## [Set problem]
Print only the lines from the top of the data through the line with "from matplotlib.colors import", both included, skipping every picture.

## [Data provided]
↓↓↓

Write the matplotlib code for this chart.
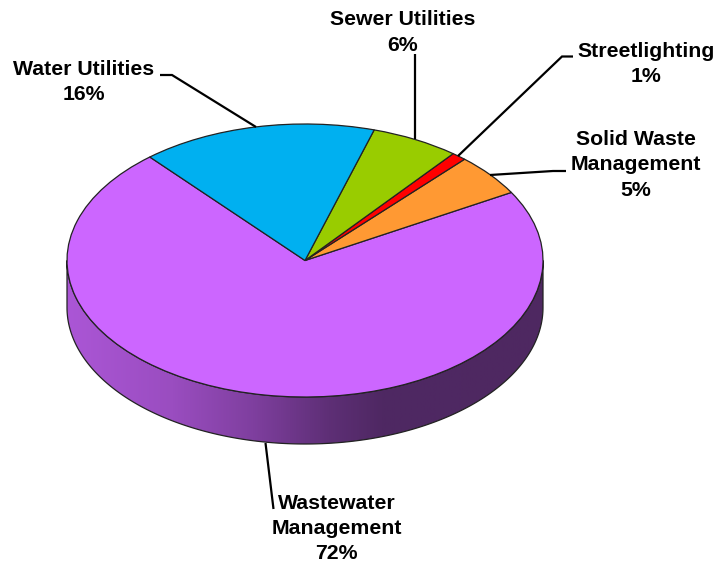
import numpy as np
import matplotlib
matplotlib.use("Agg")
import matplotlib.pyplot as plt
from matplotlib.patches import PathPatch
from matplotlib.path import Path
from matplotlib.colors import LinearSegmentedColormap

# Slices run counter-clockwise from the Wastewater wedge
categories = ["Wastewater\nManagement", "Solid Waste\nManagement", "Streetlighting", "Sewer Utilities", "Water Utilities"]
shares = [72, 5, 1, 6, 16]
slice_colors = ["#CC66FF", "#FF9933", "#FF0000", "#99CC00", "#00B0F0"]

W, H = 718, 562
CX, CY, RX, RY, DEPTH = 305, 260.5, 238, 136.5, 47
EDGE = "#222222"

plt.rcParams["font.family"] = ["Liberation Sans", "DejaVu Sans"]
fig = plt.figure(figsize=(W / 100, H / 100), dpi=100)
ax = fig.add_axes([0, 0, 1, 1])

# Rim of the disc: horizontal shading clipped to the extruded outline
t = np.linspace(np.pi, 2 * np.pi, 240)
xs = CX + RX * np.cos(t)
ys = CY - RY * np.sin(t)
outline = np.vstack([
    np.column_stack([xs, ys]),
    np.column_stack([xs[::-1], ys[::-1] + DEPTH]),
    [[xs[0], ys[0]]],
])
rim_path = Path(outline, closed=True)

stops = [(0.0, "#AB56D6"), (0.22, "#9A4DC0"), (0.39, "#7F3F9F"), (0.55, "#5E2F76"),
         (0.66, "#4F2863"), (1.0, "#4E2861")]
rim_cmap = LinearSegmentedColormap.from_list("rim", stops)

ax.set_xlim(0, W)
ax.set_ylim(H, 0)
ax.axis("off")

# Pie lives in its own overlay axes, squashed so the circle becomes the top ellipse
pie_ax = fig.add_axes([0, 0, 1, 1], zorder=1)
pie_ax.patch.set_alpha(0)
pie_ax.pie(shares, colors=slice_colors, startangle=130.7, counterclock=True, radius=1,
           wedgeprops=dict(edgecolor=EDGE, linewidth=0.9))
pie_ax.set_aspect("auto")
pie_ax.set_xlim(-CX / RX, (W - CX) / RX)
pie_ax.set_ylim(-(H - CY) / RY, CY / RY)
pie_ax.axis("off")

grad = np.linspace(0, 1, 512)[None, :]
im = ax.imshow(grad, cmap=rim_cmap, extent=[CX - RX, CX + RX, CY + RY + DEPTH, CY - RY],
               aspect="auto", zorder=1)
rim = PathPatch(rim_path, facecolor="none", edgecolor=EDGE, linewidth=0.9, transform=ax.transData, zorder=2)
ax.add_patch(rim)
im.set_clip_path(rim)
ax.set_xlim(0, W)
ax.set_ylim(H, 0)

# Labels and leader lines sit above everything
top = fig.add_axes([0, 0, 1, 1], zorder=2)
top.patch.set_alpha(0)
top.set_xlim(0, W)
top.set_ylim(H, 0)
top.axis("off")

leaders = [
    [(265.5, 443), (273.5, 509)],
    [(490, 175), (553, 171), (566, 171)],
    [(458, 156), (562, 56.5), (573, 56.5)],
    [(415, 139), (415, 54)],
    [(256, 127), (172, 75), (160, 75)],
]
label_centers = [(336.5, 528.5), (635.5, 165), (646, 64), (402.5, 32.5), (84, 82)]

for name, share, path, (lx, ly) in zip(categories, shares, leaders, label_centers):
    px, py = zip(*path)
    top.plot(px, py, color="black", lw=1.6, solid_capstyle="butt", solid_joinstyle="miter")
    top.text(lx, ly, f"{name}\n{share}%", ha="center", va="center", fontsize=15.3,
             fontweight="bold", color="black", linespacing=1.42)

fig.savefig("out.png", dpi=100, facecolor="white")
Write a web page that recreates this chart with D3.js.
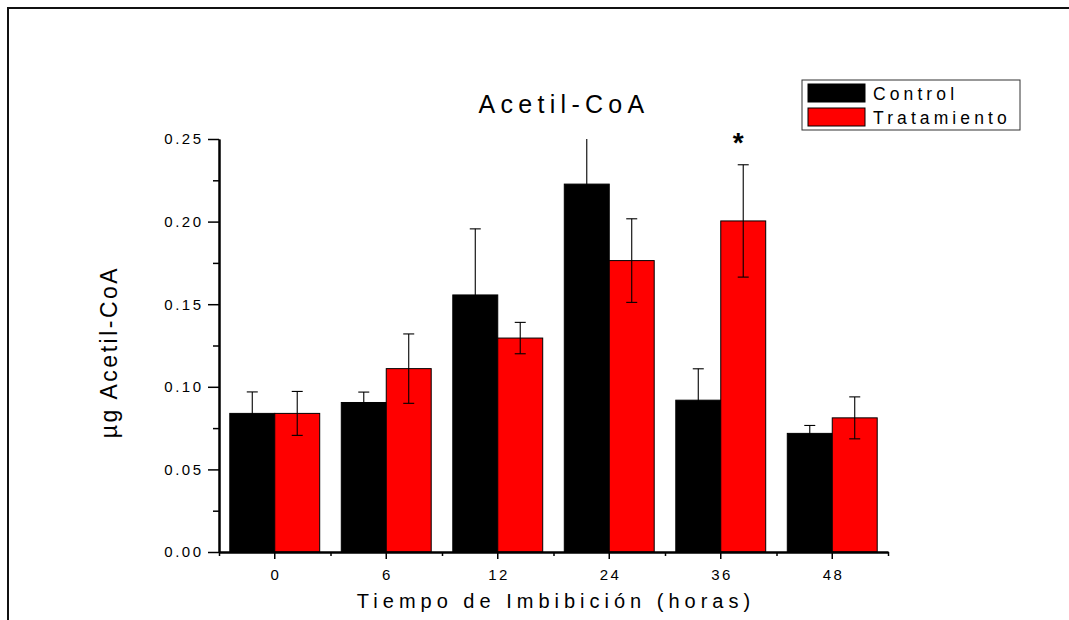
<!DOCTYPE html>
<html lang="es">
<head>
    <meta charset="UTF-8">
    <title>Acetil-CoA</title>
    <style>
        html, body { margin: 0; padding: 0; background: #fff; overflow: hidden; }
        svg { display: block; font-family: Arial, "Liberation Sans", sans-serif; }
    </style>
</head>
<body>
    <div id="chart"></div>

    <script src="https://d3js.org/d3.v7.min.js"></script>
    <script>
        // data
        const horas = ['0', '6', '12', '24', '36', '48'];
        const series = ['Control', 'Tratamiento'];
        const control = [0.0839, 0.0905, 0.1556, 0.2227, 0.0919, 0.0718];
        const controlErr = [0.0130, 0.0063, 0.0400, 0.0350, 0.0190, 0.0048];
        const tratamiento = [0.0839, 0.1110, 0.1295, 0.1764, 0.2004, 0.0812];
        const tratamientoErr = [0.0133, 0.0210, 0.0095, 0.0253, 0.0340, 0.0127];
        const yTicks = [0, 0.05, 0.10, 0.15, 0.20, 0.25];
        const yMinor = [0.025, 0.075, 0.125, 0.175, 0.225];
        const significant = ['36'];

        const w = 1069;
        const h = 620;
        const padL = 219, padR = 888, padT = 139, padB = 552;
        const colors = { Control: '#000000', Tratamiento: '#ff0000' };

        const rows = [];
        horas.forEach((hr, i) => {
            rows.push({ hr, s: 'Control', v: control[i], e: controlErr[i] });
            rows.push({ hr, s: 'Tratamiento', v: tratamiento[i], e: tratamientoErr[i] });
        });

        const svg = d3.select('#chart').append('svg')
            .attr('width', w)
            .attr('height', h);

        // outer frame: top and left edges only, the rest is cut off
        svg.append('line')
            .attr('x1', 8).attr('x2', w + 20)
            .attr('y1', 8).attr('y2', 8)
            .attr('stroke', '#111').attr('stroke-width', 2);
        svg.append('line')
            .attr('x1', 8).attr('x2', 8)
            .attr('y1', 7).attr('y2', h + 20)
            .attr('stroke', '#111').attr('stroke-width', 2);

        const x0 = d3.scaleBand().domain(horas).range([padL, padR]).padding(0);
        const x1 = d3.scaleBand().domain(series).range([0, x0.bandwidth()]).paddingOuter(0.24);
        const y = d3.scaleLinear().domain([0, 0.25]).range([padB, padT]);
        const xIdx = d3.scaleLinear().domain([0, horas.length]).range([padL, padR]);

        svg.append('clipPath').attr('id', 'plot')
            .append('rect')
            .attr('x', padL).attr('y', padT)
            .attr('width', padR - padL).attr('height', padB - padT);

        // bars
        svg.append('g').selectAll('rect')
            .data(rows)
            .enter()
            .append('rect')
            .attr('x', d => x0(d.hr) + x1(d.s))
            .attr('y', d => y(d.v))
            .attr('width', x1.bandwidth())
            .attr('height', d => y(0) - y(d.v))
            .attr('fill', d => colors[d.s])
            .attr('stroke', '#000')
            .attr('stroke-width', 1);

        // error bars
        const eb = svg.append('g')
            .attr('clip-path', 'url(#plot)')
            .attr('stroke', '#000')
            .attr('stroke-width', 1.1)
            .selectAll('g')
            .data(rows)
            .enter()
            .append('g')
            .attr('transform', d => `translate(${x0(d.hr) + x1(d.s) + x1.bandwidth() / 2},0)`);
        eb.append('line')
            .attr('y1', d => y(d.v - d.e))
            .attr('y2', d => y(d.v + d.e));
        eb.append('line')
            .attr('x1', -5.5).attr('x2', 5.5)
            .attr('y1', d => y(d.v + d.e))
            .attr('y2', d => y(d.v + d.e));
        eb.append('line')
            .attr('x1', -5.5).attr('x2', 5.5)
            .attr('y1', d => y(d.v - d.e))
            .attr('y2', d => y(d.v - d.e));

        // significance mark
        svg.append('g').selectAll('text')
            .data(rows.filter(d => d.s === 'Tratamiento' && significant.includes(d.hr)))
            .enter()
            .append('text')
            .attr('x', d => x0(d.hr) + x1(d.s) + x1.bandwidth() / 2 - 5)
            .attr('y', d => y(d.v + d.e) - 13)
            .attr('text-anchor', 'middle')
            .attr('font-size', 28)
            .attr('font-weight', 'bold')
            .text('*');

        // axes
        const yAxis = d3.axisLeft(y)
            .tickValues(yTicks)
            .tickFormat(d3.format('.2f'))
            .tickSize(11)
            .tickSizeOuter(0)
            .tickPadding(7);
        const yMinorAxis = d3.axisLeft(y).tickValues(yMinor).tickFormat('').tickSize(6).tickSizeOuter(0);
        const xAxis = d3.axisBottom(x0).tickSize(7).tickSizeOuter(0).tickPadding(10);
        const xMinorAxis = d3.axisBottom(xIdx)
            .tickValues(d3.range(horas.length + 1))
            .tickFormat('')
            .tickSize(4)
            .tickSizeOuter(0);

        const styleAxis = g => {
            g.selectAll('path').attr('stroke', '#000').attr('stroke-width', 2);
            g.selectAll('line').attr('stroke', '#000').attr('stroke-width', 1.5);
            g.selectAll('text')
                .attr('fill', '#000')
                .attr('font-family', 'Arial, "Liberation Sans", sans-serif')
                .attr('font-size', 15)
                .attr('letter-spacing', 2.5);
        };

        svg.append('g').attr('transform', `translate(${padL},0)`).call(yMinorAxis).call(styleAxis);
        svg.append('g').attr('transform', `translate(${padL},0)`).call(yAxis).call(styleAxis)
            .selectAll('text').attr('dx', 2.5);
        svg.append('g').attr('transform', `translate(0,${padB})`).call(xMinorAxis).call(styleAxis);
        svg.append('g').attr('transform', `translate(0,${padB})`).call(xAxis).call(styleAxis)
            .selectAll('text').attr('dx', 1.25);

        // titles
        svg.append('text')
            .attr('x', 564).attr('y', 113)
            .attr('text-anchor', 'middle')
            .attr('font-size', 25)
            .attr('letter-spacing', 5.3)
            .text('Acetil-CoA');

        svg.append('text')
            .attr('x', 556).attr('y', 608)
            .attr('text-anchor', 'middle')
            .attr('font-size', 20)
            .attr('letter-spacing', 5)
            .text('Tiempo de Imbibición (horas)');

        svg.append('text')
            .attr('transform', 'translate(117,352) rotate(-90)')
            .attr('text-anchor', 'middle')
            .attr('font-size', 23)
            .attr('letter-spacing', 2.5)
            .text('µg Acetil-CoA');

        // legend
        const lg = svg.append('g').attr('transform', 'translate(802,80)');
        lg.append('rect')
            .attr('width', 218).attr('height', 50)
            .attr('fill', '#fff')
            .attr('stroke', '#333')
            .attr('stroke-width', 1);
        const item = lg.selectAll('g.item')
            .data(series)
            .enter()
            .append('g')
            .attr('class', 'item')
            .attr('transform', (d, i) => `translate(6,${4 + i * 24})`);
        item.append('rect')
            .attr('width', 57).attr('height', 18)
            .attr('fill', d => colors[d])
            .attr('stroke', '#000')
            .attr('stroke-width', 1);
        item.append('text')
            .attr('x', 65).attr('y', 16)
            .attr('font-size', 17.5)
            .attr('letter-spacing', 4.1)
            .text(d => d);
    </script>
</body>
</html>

↑↑↑

## [Finished answer]
Write the matplotlib code for this chart.
import numpy as np
import matplotlib
matplotlib.use("Agg")
import matplotlib.pyplot as plt
from matplotlib.patches import PathPatch
from matplotlib.path import Path
from matplotlib.colors import LinearSegmentedColormap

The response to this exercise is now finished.